--- Begin Record list ---
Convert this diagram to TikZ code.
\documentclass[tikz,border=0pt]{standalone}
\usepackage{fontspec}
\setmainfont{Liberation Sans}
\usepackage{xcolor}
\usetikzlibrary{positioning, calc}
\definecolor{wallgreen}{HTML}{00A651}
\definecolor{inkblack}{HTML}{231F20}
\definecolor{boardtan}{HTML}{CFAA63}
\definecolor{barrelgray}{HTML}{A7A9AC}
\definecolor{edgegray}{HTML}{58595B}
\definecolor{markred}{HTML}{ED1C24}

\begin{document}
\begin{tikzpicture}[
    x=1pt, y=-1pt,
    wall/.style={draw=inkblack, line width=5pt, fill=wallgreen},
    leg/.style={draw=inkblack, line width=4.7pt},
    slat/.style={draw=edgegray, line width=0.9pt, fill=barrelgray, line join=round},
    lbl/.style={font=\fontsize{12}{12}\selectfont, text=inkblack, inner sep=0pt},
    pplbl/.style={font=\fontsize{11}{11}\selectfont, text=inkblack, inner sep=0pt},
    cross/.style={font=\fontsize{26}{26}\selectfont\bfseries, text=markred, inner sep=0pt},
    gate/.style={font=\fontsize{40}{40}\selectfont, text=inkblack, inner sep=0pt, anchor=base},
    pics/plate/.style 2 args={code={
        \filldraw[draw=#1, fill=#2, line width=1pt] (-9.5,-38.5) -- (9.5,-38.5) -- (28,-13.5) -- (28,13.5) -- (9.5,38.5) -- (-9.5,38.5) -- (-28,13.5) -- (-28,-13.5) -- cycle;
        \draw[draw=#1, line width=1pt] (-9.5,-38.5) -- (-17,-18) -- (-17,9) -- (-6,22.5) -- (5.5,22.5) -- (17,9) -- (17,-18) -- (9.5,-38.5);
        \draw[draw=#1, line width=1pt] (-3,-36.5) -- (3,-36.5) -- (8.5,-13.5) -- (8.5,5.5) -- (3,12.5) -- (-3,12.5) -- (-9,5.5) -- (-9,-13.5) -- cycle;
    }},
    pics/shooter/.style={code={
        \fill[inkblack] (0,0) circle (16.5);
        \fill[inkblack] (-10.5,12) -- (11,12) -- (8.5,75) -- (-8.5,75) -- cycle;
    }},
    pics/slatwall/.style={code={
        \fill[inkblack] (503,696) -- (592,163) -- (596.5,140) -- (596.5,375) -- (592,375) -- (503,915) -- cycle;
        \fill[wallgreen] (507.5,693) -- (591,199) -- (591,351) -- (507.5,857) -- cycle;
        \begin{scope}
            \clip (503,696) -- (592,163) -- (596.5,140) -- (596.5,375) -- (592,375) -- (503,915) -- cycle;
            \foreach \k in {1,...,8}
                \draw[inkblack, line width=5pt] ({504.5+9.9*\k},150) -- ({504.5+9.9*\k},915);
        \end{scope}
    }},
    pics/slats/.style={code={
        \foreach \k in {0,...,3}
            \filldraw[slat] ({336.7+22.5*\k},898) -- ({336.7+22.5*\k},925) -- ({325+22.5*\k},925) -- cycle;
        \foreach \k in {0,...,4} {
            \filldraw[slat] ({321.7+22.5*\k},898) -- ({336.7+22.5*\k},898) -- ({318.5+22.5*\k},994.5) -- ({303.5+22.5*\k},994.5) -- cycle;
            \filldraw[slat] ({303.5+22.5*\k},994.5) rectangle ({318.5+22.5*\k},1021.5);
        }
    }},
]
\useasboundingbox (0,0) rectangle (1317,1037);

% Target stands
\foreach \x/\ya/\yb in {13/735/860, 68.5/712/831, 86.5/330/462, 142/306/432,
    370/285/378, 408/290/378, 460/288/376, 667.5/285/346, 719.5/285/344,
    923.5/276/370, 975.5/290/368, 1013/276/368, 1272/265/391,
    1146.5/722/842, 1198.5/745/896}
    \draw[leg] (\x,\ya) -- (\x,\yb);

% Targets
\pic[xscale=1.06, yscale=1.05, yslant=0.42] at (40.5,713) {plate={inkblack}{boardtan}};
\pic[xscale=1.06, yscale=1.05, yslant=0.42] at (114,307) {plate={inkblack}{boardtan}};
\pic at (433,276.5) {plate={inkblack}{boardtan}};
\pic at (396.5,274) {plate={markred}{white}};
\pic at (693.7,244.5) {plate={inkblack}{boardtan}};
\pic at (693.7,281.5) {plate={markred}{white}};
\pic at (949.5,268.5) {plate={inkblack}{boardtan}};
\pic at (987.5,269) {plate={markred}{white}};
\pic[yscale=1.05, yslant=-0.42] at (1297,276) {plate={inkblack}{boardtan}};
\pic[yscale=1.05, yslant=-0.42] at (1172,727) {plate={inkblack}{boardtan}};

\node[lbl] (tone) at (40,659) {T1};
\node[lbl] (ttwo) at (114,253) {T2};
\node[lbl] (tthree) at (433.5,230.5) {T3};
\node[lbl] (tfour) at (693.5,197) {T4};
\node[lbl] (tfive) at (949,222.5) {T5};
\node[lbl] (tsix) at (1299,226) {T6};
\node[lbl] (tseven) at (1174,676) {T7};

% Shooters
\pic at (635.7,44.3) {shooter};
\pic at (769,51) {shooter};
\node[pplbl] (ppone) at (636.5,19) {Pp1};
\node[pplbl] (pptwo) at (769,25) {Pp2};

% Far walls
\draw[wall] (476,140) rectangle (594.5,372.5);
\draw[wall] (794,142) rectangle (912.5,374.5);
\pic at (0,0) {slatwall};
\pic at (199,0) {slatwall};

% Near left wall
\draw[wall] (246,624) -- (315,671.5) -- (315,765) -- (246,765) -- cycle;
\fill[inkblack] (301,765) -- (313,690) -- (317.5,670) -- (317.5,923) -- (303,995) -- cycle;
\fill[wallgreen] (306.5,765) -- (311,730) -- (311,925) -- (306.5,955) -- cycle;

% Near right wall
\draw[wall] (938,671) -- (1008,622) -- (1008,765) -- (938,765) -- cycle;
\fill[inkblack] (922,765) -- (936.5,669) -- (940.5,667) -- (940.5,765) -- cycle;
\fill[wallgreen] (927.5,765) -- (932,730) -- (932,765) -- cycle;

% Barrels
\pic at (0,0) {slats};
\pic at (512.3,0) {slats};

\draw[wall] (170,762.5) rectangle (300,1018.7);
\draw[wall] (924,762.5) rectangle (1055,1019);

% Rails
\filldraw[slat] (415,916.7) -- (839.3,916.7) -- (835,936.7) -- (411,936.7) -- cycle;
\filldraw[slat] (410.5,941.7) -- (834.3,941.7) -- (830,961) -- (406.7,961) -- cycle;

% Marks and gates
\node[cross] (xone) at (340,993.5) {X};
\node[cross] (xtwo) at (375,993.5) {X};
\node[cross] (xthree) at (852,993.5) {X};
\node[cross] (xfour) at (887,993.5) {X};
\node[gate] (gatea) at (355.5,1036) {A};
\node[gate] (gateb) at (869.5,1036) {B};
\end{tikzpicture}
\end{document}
--- End Record list ---
--- Begin Record list ---
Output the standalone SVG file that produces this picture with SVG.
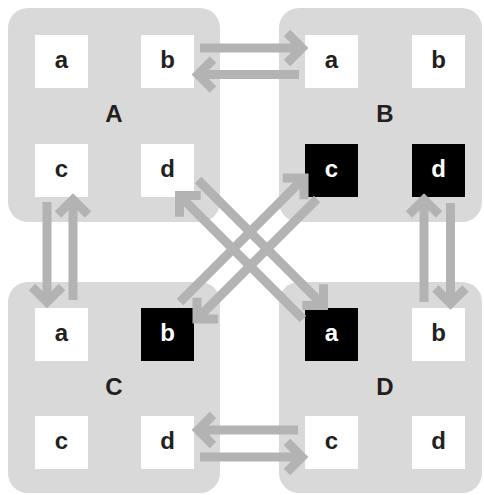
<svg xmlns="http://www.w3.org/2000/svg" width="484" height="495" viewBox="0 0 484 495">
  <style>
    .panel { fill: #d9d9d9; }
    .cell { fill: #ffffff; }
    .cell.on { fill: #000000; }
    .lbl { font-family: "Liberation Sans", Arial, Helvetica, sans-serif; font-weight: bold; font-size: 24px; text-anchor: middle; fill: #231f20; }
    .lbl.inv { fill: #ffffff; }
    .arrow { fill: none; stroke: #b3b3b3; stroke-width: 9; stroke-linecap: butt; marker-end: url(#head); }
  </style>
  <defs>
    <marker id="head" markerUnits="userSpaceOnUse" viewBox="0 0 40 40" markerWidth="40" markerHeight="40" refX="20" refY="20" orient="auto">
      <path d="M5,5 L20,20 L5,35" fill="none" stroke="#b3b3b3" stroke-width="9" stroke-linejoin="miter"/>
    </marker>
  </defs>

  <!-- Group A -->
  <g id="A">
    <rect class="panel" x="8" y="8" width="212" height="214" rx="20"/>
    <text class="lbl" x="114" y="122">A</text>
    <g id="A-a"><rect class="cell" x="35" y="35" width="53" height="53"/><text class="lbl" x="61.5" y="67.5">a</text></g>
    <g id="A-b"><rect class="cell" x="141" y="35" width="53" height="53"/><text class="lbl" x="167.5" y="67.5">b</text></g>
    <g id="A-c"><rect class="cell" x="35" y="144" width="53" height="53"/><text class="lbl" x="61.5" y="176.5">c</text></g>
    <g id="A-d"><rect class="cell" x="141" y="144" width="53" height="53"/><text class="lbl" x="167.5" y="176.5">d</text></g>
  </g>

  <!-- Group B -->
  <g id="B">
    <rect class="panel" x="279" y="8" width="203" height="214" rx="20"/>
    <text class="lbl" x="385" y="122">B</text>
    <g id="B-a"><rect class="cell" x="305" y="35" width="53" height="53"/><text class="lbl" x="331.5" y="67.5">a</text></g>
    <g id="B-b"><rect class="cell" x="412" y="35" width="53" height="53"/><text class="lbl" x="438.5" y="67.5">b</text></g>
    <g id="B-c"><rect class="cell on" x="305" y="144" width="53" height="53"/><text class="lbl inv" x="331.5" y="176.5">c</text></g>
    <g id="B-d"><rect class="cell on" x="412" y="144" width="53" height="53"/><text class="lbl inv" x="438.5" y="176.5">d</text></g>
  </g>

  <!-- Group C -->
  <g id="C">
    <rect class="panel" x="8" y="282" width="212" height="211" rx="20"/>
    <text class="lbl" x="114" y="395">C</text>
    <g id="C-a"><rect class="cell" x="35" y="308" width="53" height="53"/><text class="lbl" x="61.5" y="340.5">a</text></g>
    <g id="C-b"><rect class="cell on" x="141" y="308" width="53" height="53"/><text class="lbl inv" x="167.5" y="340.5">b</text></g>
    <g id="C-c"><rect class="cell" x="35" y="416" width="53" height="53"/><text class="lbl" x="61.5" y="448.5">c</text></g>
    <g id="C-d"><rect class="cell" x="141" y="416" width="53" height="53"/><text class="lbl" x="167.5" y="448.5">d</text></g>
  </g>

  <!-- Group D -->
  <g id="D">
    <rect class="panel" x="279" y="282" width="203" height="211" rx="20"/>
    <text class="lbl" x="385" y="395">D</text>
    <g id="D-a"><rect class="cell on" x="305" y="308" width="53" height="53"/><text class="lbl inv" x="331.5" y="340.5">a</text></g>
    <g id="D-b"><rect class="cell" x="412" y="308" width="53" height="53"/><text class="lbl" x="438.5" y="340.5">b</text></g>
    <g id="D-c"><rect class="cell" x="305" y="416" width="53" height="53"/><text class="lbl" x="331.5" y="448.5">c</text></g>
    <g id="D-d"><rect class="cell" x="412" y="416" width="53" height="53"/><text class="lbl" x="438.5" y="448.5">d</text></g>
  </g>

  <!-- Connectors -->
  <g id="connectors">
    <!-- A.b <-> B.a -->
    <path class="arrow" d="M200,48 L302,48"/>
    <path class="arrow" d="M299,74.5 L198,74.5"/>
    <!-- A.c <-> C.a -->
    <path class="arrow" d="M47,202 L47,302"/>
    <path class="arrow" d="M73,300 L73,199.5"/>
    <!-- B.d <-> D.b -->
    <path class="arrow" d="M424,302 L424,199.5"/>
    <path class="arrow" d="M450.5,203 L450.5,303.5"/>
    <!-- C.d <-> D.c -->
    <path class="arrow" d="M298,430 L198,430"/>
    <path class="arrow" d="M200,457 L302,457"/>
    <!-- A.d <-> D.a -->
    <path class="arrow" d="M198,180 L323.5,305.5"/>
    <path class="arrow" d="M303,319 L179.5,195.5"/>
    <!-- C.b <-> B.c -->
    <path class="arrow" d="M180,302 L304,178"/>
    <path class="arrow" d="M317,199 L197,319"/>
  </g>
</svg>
--- End Record list ---
Extract every line that has the string "code" in it.

_Task result_:
Convert this diagram to TikZ code.
    pics/plate/.style 2 args={code={
    pics/shooter/.style={code={
    pics/slatwall/.style={code={
    pics/slats/.style={code={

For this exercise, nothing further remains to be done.